Hi All!
A blank Blog- A blank canvas! Sort of like my life right now. I felt that I should be blogging again- I want to get my thoughts and dreams down and share them with whoever cares to read.
There is so much going on! I do not even know where this post is going...
This weekend Ross and I went to Walla Walla to check out Walla Walla University. I absolutely fell in love with the school, fell in love with the program and fell in love with the city! It is such beautiful wine country and the people are so nice. The program really excited me! I sat with the Dean of the Social Work program for over an hour, just chatting away in her office. We covered all kinds of ground- even how we felt about the Osama Bin Laden thing. I was having a really hard time describing how I felt to her and she felt the same way. Today, I was reading some facebook notes and stumbled across a friend's note posting a Martin Luther King Jr. quote. I want to share it here and make sure it is something that I save and remember:
"I do not rejoice in the death of an enemy. I mourn the loss of thousands of precious lives, but I will not rejoice in the death of one, not even and enemy. Returning hate for hate multiplies hate, adding deeper darkness to a night already devoid of stars. Darkness cannot drive out darkness: only light can do that. Hate cannot drive out darkness: only light can do that. Hate cannot drive out hate: only love can do that."

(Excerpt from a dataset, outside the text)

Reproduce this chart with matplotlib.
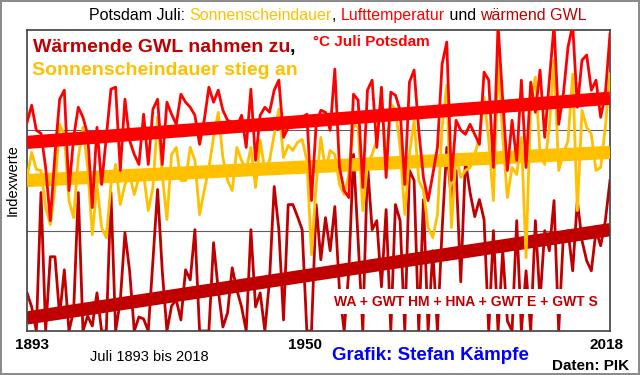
"""
Potsdam July: sunshine duration, air temperature and warming weather types (GWL), 1893-2018.
"""
import numpy as np
import matplotlib
matplotlib.use('Agg')
import matplotlib.pyplot as plt
import matplotlib.transforms as mtransforms

plt.rcParams['font.family'] = ['Liberation Sans', 'DejaVu Sans']

years = np.arange(1893, 2019)

# index values (axis 0..300, grid at 100 and 200)
temp = [208, 225, 200, 197, 163, 110, 176, 231, 240, 140, 193, 223, 213, 196, 123, 203,
        146, 193, 241, 243, 160, 231, 190, 176, 166, 216, 166, 221, 231, 166, 228, 216,
        206, 236, 228, 223, 215, 186, 210, 243, 228, 240, 220, 210, 208, 203, 215, 183,
        241, 170, 215, 223, 218, 240, 250, 193, 203, 206, 211, 213, 216, 130, 206, 220,
        218, 200, 261, 163, 140, 133, 236, 230, 143, 240, 250, 183, 243, 153, 238, 235,
        220, 146, 248, 260, 200, 153, 130, 156, 183, 266, 288, 150, 210, 200, 196, 206,
        196, 186, 258, 250, 163, 305, 230, 160, 210, 170, 250, 163, 248, 218, 260, 193,
        250, 305, 206, 236, 283, 305, 223, 270, 275, 240, 250, 213, 236, 296]
sun = [153, 178, 161, 160, 123, 106, 143, 206, 196, 130, 113, 173, 203, 163, 96, 146,
       103, 93, 146, 166, 126, 146, 156, 136, 153, 156, 120, 143, 213, 156, 111, 176,
       183, 150, 150, 183, 170, 116, 140, 163, 193, 218, 173, 150, 140, 183, 170, 160,
       183, 143, 190, 160, 170, 196, 221, 173, 185, 180, 188, 191, 170, 76, 146, 193,
       160, 180, 176, 146, 136, 156, 206, 203, 120, 166, 176, 190, 236, 163, 226, 221,
       183, 116, 176, 210, 150, 140, 103, 93, 116, 203, 245, 103, 176, 153, 160, 163,
       176, 193, 233, 190, 130, 270, 193, 133, 163, 156, 193, 73, 230, 253, 176, 166,
       203, 270, 160, 176, 190, 256, 120, 220, 203, 196, 160, 163, 203, 256]
gwl = [38, 24, 0, 138, 0, 74, 74, 15, 61, 0, 20, 138, 0, 15, 5, 38,
       0, 0, 138, 0, 30, 98, 60, 0, 14, 12, 0, 70, 141, 60, 0, 25,
       31, 11, 61, 51, 101, 0, 0, 0, 88, 41, 4, 18, 63, 41, 24, 0,
       101, 24, 38, 0, 51, 144, 101, 11, 126, 126, 114, 101, 0, 0, 126, 71,
       113, 80, 124, 40, 0, 60, 176, 90, 0, 166, 101, 110, 44, 121, 0, 126,
       110, 0, 160, 150, 0, 131, 0, 80, 0, 101, 183, 130, 160, 49, 170, 138,
       114, 131, 111, 0, 100, 0, 80, 10, 0, 110, 0, 60, 0, 110, 30, 100,
       80, 130, 0, 95, 100, 60, 130, 90, 70, 60, 100, 85, 110, 150]

# linear trend lines as drawn in the chart: value in 1893 and in 2018
trend_years = [1893, 2018]
trend_temp = [188, 232]
trend_sun = [150, 178]
trend_gwl = [13, 101]

tick_years = [1893, 1950, 2018]

C_TEMP = '#FF0000'
C_SUN = '#FFC000'
C_GWL = '#C00000'

fig = plt.figure(figsize=(6.4, 3.75), dpi=100)
fig.patch.set_edgecolor('#8c8c8c')
fig.patch.set_linewidth(1.5)
ax = fig.add_axes([27 / 640, 44 / 375, 583 / 640, 301 / 375])

ax.plot(years, gwl, color=C_GWL, lw=2.0, zorder=1)
ax.plot(trend_years, trend_gwl, color=C_GWL, lw=9.5, zorder=2, solid_capstyle='butt')
ax.plot(years, sun, color=C_SUN, lw=2.0, zorder=3)
ax.plot(trend_years, trend_sun, color=C_SUN, lw=9.5, zorder=4, solid_capstyle='butt')
ax.plot(years, temp, color=C_TEMP, lw=2.0, zorder=5)
ax.plot(trend_years, trend_temp, color=C_TEMP, lw=9.5, zorder=6, solid_capstyle='butt')

ax.set_xlim(1893, 2018)
ax.set_ylim(0, 300)
ax.set_yticks([100, 200])
ax.set_yticklabels([])
ax.tick_params(axis='y', length=0)
ax.grid(axis='y', color='#606060', lw=0.8)
ax.set_axisbelow(True)
ax.set_xticks(tick_years)
ax.set_xticklabels([str(y) for y in tick_years], fontsize=11, fontweight='bold')
ax.tick_params(axis='x', length=0, pad=5)
# Excel puts the year labels a little off the category points
for lbl, dx in zip(ax.get_xticklabels(), [5, 12, -3]):
    lbl.set_transform(lbl.get_transform() +
                      mtransforms.ScaledTranslation(dx / 100, 0, fig.dpi_scale_trans))
for sp in ax.spines.values():
    sp.set_color('#404040')
    sp.set_linewidth(1.2)
ax.set_ylabel('Indexwerte', fontsize=10.5, labelpad=2)

# in-plot annotations
w_txt = ax.text(1894.2, 278, 'Wärmende GWL nahmen zu', color=C_GWL, fontsize=14,
                fontweight='bold', va='baseline', zorder=10)
ax.text(1894, 255, 'Sonnenscheindauer stieg an', color=C_SUN, fontsize=14,
        fontweight='bold', va='baseline', zorder=10)
ax.text(1954.3, 284, '°C Juli Potsdam', color=C_TEMP, fontsize=11,
        fontweight='bold', va='baseline', zorder=10)
ax.text(1987, 29, 'WA + GWT HM + HNA + GWT E + GWT S', color=C_GWL, fontsize=10,
        fontweight='bold', ha='center', va='center', zorder=10,
        bbox=dict(facecolor='white', edgecolor='none', pad=4))
plt.annotate(',', xy=(1, 0), xycoords=w_txt, va='bottom', color='black',
             fontsize=14, fontweight='bold', annotation_clip=False)

# title in coloured pieces, chained left to right
parts = [('Potsdam Juli: ', 'black'), ('Sonnenscheindauer', C_SUN), (', ', 'black'),
         ('Lufttemperatur', C_TEMP), (' und ', 'black'), ('wärmend GWL', C_GWL)]
prev = fig.text(89 / 640, 1 - 23 / 375, parts[0][0], color=parts[0][1],
                fontsize=11.5, va='bottom')
for s, c in parts[1:]:
    prev = plt.annotate(s, xy=(1, 0), xycoords=prev, va='bottom', color=c,
                        fontsize=11.5, annotation_clip=False)

fig.text(90 / 640, 1 - 357 / 375, 'Juli 1893 bis 2018', fontsize=10.5, va='center')
fig.text(332 / 640, 1 - 356 / 375, 'Grafik: Stefan Kämpfe', color='#0000FF',
         fontsize=13.5, fontweight='bold', va='center')
fig.text(552 / 640, 1 - 366 / 375, 'Daten: PIK', fontsize=11, fontweight='bold',
         va='center')

fig.savefig('out.png', dpi=100)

So beautiful and exactly what I have been trying to articulate. What I felt on May 2nd was simply complete sadness. Sadness that death was necessary. Sadness that this man was so sick that he did what he did to so many people. Sadness everything has gone down this way. I return to a quote that I heard while studying at Mars Hill again and again... Unfortunately I cannot find the exact quote anywhere (the quoter believed it to be C.S. Lewis). When this man was asked if Hitler was in heaven or hell, he replied something along the lines of "he is in the arms of Jesus and they are both weeping." If any one ever stumbles across this exact quote please let me know! Regardless- this opened my eyes to see a more complete picture of God and the love He has for his children. I suppose this week I have been feeling that sense of weeping for the sadness and destruction that has been Osama Bin Laden's life, the sadness and destruction that his actions have brought to so many people, so many families, and so much sadness that He didn't know the love of my God.